From toasters to vacuums—Shalene Valenzuela's wild 'domestic art' fools the eye as well as the mind
Porcelain Perfect
Above left: Here, a hot dog gets speared in 'A Toast to Burning Desires: Summer Treats.' Above right: A blender becomes a clay canvas for skating waitresses and a tumble.

"Shalene's works have a decidedly feminist and a slightly militant look that I adore," Henderson says, "with figures you would find on a McCall's [magazine] pattern. I'm 70, and her works show what women looked like, acted like, did their hair like when I was a teenager in the '60s and '70s."

There's a complexity to Shalene's art that is not seen in all trompe l'oeil ceramics. Often once we understand that, hey, what looks like a stack of logs is actually clay, the joke quickly wears off.

Shalene does more than play with one substance substituting for another. Her work trumps not just the eye but the mind.

If Shalene really wanted to fool us into thinking her ceramic corsets and potholders were made of fabric, why would she complicate the effect by painting strange narratives on top of them?

Instead, the objects become part of her stories. Her phone series, for example, is about people communicating, whether successfully or not.

And the women that Shalene paints, are they real women as they existed in the mid-century or, as Shalene suggests, satirical images of the perfect woman as created by 'Mad Men'-era advertising execs?

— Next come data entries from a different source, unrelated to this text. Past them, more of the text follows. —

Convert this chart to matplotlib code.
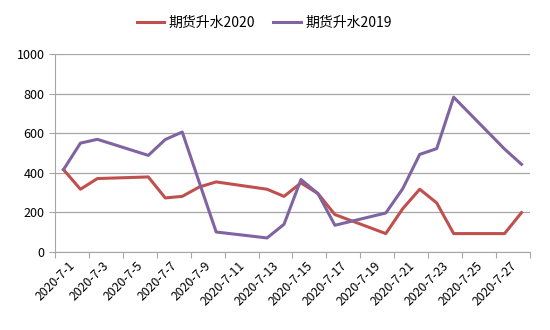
import matplotlib.pyplot as plt
import numpy as np

plt.rcParams['font.family'] = ['Noto Sans CJK SC', 'DejaVu Sans']

# trading days of July 2020 (day of month) and values
days = [1, 2, 3, 6, 7, 8, 9, 10, 13, 14, 15, 16, 17, 20, 21, 22, 23, 24, 27, 28]
premium_2020 = [416, 317, 371, 379, 273, 281, 328, 354, 317, 281, 349, 295, 189,
                93, 219, 317, 248, 93, 93, 199]
premium_2019 = [416, 550, 569, 488, 568, 606, 353, 101, 71, 140, 366, 295, 135,
                197, 320, 493, 522, 782, 520, 443]
tick_labels = ["2020-7-%d" % d for d in range(1, 28, 2)]

red = "#C0504D"
purple = "#8064A2"
grid_c = "#A6A6A6"

fig = plt.figure(figsize=(5.5, 3.3), dpi=100)
ax = fig.add_axes([55 / 550, 1 - 252 / 330, 475 / 550, 198 / 330])

x = np.array(days) - 1
ax.plot(x, premium_2020, color=red, lw=2.2, label="期货升水2020")
ax.plot(x, premium_2019, color=purple, lw=2.2, label="期货升水2019")

ax.set_xlim(-0.5, 27.5)
ax.set_ylim(0, 1000)
ax.set_yticks(range(0, 1001, 200))
ax.yaxis.grid(True, color=grid_c, lw=0.9)
ax.set_axisbelow(True)

ax.set_xticks(np.arange(-0.5, 28, 2))
ax.set_xticklabels([])
ax.set_xticks(np.arange(0, 27, 2) + 0.3, minor=True)
ax.set_xticklabels(tick_labels, minor=True, rotation=45, ha='right',
                   rotation_mode='anchor', fontsize=8.8)
ax.tick_params(axis='x', which='major', length=4, color=grid_c, direction='out')
ax.tick_params(axis='x', which='minor', length=0, pad=5)
ax.tick_params(axis='y', length=4, color=grid_c, labelsize=9, direction='out')

for s in ['top', 'right']:
    ax.spines[s].set_visible(False)
for s in ['left', 'bottom']:
    ax.spines[s].set_color(grid_c)

fig.legend(loc='center', bbox_to_anchor=(264 / 550, 1 - 23 / 330), ncol=2,
           frameon=False, fontsize=10, handlelength=2.0, handletextpad=0.3,
           columnspacing=1.3)

fig.savefig("out.png", dpi=100)
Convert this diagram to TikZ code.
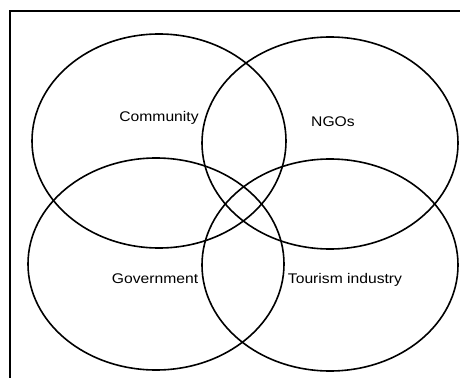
\documentclass[tikz,border=0pt]{standalone}
\usepackage{fontspec}
\setmainfont{Liberation Sans}
\begin{document}
\begin{tikzpicture}[x=1pt,y=-1pt,
  setring/.style={draw=black,line width=1.6pt},
  frameline/.style={draw=black,line width=1.8pt},
  setlabel/.style={font=\fontsize{14}{16}\selectfont,xscale=1.12,inner sep=0pt}]
\useasboundingbox (0,0) rectangle (460,385);
% partial frame
\coordinate (ftr) at (460,11);
\coordinate (ftl) at (10,11);
\coordinate (fbl) at (10,378);
\draw[frameline] (ftr) -- (ftl) -- (fbl);
% four overlapping sets
\draw[setring] (159,141) ellipse [x radius=127, y radius=107];
\draw[setring] (330,143) ellipse [x radius=128, y radius=106];
\draw[setring] (156,264) ellipse [x radius=128, y radius=106];
\draw[setring] (330,265) ellipse [x radius=128, y radius=106];
% labels
\node[setlabel] (community) at (159,118) {Community};
\node[setlabel] (ngos) at (333,122) {NGOs};
\node[setlabel] (government) at (155,279) {Government};
\node[setlabel] (tourism) at (345,280) {Tourism industry};
\end{tikzpicture}
\end{document}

"You look at, like, old '50s and '60s advertisements," Shalene says, "most models have pretty much the same bodies, all kind of have the same figure, the same style."

  Porcelain Perfect
"She's just so meticulous with her craft," fellow artist Renee Brown says of Shalene (at work, above). "She'll be working with a brush with three hairs, painting a fine line."
 

That explains, she says, why her art focuses on a narrow range of the feminine form and does not include women of color or of a certain age. Shalene, who says she is "a person who is from part Mexican heritage," is intrigued in the way the internment of Japanese-Americans during World War II was "whitewashed" for so long, "how certain immigrants blend in and others stand out" from the general culture, and "the discrimination those [immigrants] face."

"So my work subtly explores that and, yeah, these women all have the same exact skin color. I mean, that's a little alarming, isn't it?"

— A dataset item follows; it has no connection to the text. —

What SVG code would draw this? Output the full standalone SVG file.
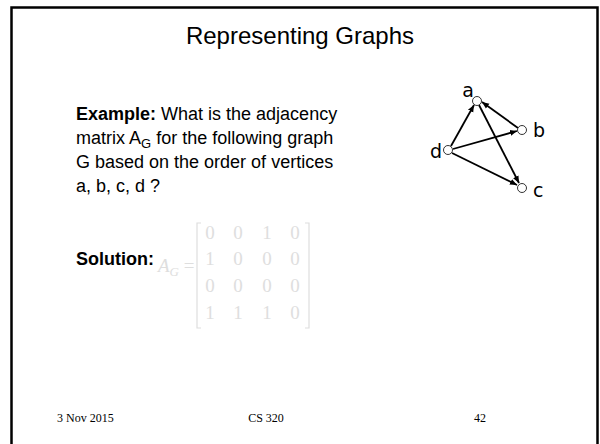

Indeed, Shalene's women appear as if they were formed in a Madison Avenue mold to create the perfect wife, much as Shalene's clay creations are formed in her hand-built plaster molds.

But what really trumps the mind is how Shalene's technique of slip cast molding matches the tale her art tells. Could this have something to do with women breaking out of molds as second-wave feminism came to the fore in the 1960s, with its focus on the sins of the patriarchy, women's entrapment in the home, and with raising women's consciousness?

Porcelain Perfect
Above left: Fire is often a theme in the artist's work. Above right: A mishap with a blender in Shalene's 'Shaking Things Up' series.

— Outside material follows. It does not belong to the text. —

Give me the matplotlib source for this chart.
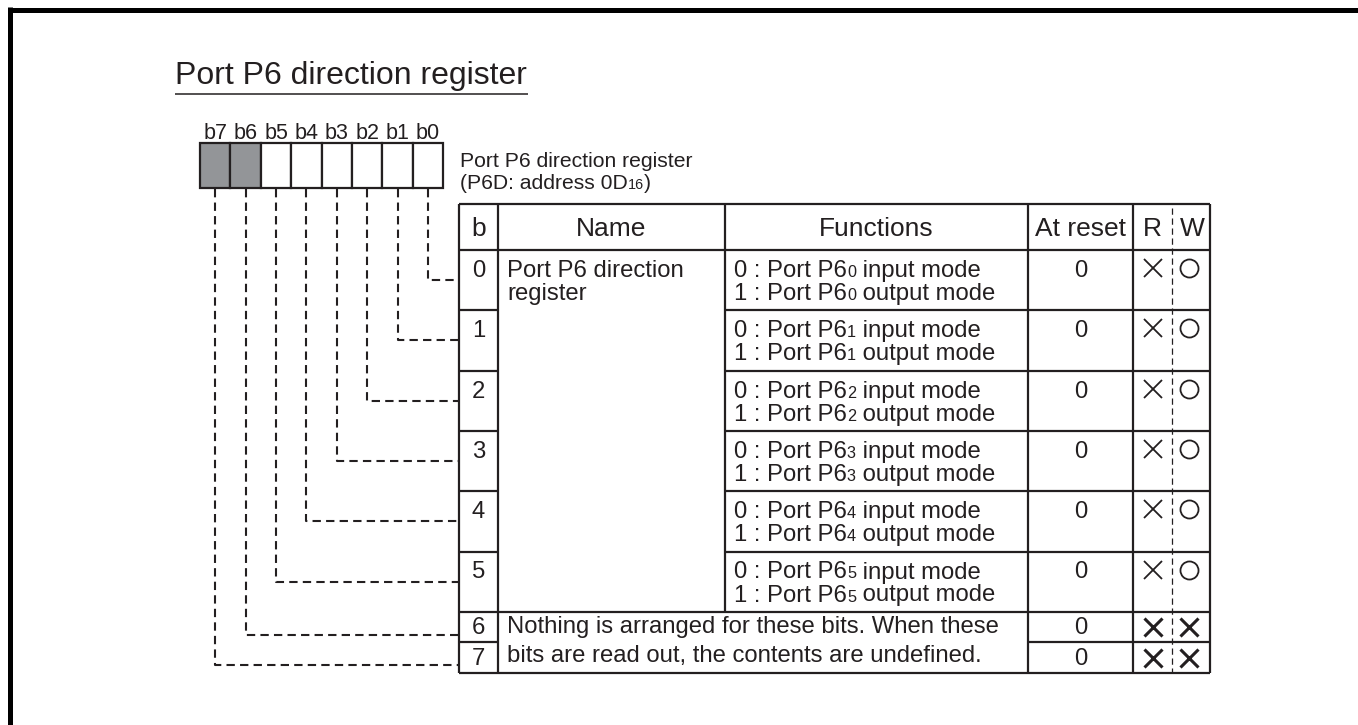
import matplotlib
matplotlib.use("Agg")
import matplotlib.pyplot as plt
from matplotlib.patches import Rectangle

plt.rcParams["font.family"] = ["Liberation Sans", "DejaVu Sans"]

INK = "#231f20"
SHADE = "#939598"

# --- content ---
TITLE = "Port P6 direction register"
REG_NAME = "Port P6 direction register"
REG_ADDR = ["(P6D: address 0D", "16", ")"]
BIT_LABELS = ["b7", "b6", "b5", "b4", "b3", "b2", "b1", "b0"]
BIT_SHADED = [True, True, False, False, False, False, False, False]
HEADERS = ["b", "Name", "Functions", "At reset", "R", "W"]
ROW_BITS = ["0", "1", "2", "3", "4", "5", "6", "7"]
NAME_LINES = ["Port P6 direction", "register"]
FUNC_PORT = "P6"
FUNC_MODES = ["input mode", "output mode"]
RESERVED_LINES = [
    "Nothing is arranged for these bits. When these",
    "bits are read out, the contents are undefined.",
]
RESET_VALUES = ["0", "0", "0", "0", "0", "0", "0", "0"]
READ_ACCESS = ["x", "x", "x", "x", "x", "x", "x", "x"]
WRITE_ACCESS = ["o", "o", "o", "o", "o", "o", "x", "x"]

# --- layout (pixels) ---
W, H = 1358, 725
COLS = [459, 498, 725, 1028, 1133, 1210]
RW_SPLIT = 1172
TABLE_TOP, HEAD_BOT = 204, 250
ROW_H, SMALL_H = 60.3, 30.5
BOX_X0, BOX_W, BOX_Y0, BOX_Y1 = 200, 30.4, 143, 188

PT = 72 / 100  # px -> pt at 100 dpi

fig = plt.figure(figsize=(W / 100, H / 100), dpi=100)
ax = fig.add_axes([0, 0, 1, 1])
ax.set_xlim(0, W)
ax.set_ylim(H, 0)
ax.axis("off")
renderer = fig.canvas.get_renderer()


def runs(x, y, pieces, size):
    # pieces: list of (text, is_subscript)
    for txt, sub in pieces:
        fs = size * 0.68 if sub else size
        t = ax.text(x, y, txt, fontsize=fs, color=INK, va="baseline", ha="left")
        x += t.get_window_extent(renderer).width


def hline(y, x0, x1, lw=1.6):
    ax.plot([x0, x1], [y, y], color=INK, lw=lw, solid_capstyle="butt")


def vline(x, y0, y1, lw=1.6):
    ax.plot([x, x], [y0, y1], color=INK, lw=lw, solid_capstyle="butt")


# page frame (top and left edge)
ax.plot([9.5, W], [9.5, 9.5], color="black", lw=5 * PT, solid_capstyle="butt")
ax.plot([9.5, 9.5], [7, H], color="black", lw=5 * PT, solid_capstyle="butt")

# title
ax.text(175, 84, TITLE, fontsize=23, color=INK, va="baseline")
hline(94, 175, 528, lw=1.1)

# register boxes
for j, (lab, sh) in enumerate(zip(BIT_LABELS, BIT_SHADED)):
    x0 = BOX_X0 + j * BOX_W
    ax.add_patch(Rectangle((x0, BOX_Y0), BOX_W, BOX_Y1 - BOX_Y0,
                           facecolor=SHADE if sh else "white",
                           edgecolor=INK, lw=1.6))
    ax.text(x0 + BOX_W / 2, 139, lab, fontsize=15.5, color=INK,
            ha="center", va="baseline")

ax.text(COLS[0] + 1, 167, REG_NAME, fontsize=15.2, color=INK, va="baseline")
runs(COLS[0] + 1, 189, [(REG_ADDR[0], False), (REG_ADDR[1], True), (REG_ADDR[2], False)], 15.2)

# row geometry
row_tops = [HEAD_BOT + i * ROW_H for i in range(6)]
row_tops += [row_tops[-1] + ROW_H, row_tops[-1] + ROW_H + SMALL_H]
row_bots = [t + ROW_H for t in row_tops[:6]] + [row_tops[7], row_tops[7] + SMALL_H]
TABLE_BOT = row_bots[-1]

# header
hx = [(COLS[0] + COLS[1]) / 2, (COLS[1] + COLS[2]) / 2, (COLS[2] + COLS[3]) / 2,
      (COLS[3] + COLS[4]) / 2, (COLS[4] + RW_SPLIT) / 2, (RW_SPLIT + COLS[5]) / 2 + 1]
for x, h in zip(hx, HEADERS):
    ax.text(x, 236, h, fontsize=19, color=INK, ha="center", va="baseline")

# grid lines
hline(TABLE_TOP, COLS[0], COLS[5])
hline(HEAD_BOT, COLS[0], COLS[5])
for i in range(5):
    hline(row_bots[i], COLS[0], COLS[1])
    hline(row_bots[i], COLS[2], COLS[5])
hline(row_bots[5], COLS[0], COLS[5])
hline(row_bots[6], COLS[0], COLS[1])
hline(row_bots[6], COLS[3], COLS[5])
hline(TABLE_BOT, COLS[0], COLS[5])
for c in (COLS[0], COLS[1], COLS[3], COLS[4], COLS[5]):
    vline(c, TABLE_TOP, TABLE_BOT)
vline(COLS[2], TABLE_TOP, row_bots[5])
ax.plot([RW_SPLIT, RW_SPLIT], [TABLE_TOP + 4, TABLE_BOT], color=INK, lw=0.9,
        linestyle=(0, (5, 3)))

# rows
FS = 17.2
for i, bit in enumerate(ROW_BITS):
    top, bot = row_tops[i], row_bots[i]
    big = i < 6
    y1 = top + 27 if big else (top + bot) / 2 + 7
    ax.text((COLS[0] + COLS[1]) / 2, y1, bit, fontsize=FS, color=INK,
            ha="center", va="baseline")
    ax.text((COLS[3] + COLS[4]) / 2, y1, RESET_VALUES[i], fontsize=FS, color=INK,
            ha="center", va="baseline")
    if big:
        for k, (lead, mode) in enumerate(zip(["0", "1"], FUNC_MODES)):
            runs(COLS[2] + 9, y1 + 23 * k,
                 [(f"{lead} : Port {FUNC_PORT}", False), (bit, True), (" " + mode, False)], FS)
    # access marks
    my = top + 18 if big else (top + bot) / 2
    for acc, mx in ((READ_ACCESS[i], 1153), (WRITE_ACCESS[i], 1189)):
        if acc == "x":
            ax.plot(mx, my, marker="x", ms=12.5, mew=1.3 if big else 2.2, color=INK)
        else:
            ax.plot(mx, my, marker="o", ms=13, mew=1.3, mfc="none", mec=INK)
    # dashed connector from the register box
    bx = BOX_X0 + (7 - i + 0.5) * BOX_W
    cy = (top + bot) / 2 if big else top + 23
    ax.plot([bx, bx, COLS[0]], [BOX_Y1 + 1, cy, cy], color=INK, lw=1.5,
            linestyle=(0, (4, 2.5)))

for k, line in enumerate(NAME_LINES):
    ax.text(COLS[1] + 9, row_tops[0] + 27 + 23 * k, line, fontsize=FS, color=INK,
            va="baseline")
for k, line in enumerate(RESERVED_LINES):
    ax.text(COLS[1] + 9, row_tops[6] + 21 + 29 * k, line, fontsize=FS, color=INK,
            va="baseline")

fig.savefig("out.png", dpi=100, facecolor="white")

"The reason I work with clay relates to the imagery I work with," she says. "There's that discovery where people go up to an object thinking that it's an actual toaster, or phone, or it's a potholder, and it should be soft. Then there's that moment of discovery that it isn't what it initially seemed to be.

"I do that with the imagery as well. From afar you'll see these cookie-cutter women with the same color skin, with the bright-red lipstick, the repetitive, attractive women you'd see in glossy advertisements from like the '60s. But when you get closer and start seeing the things going on, the narratives and the interactions, then you make new discoveries about the piece."

The ads from the mid-century that often serve as inspiration showed "how glamorous and how beautiful and how glossy everything was," Shalene says. "But, you know, it was a very conflicted time for sure."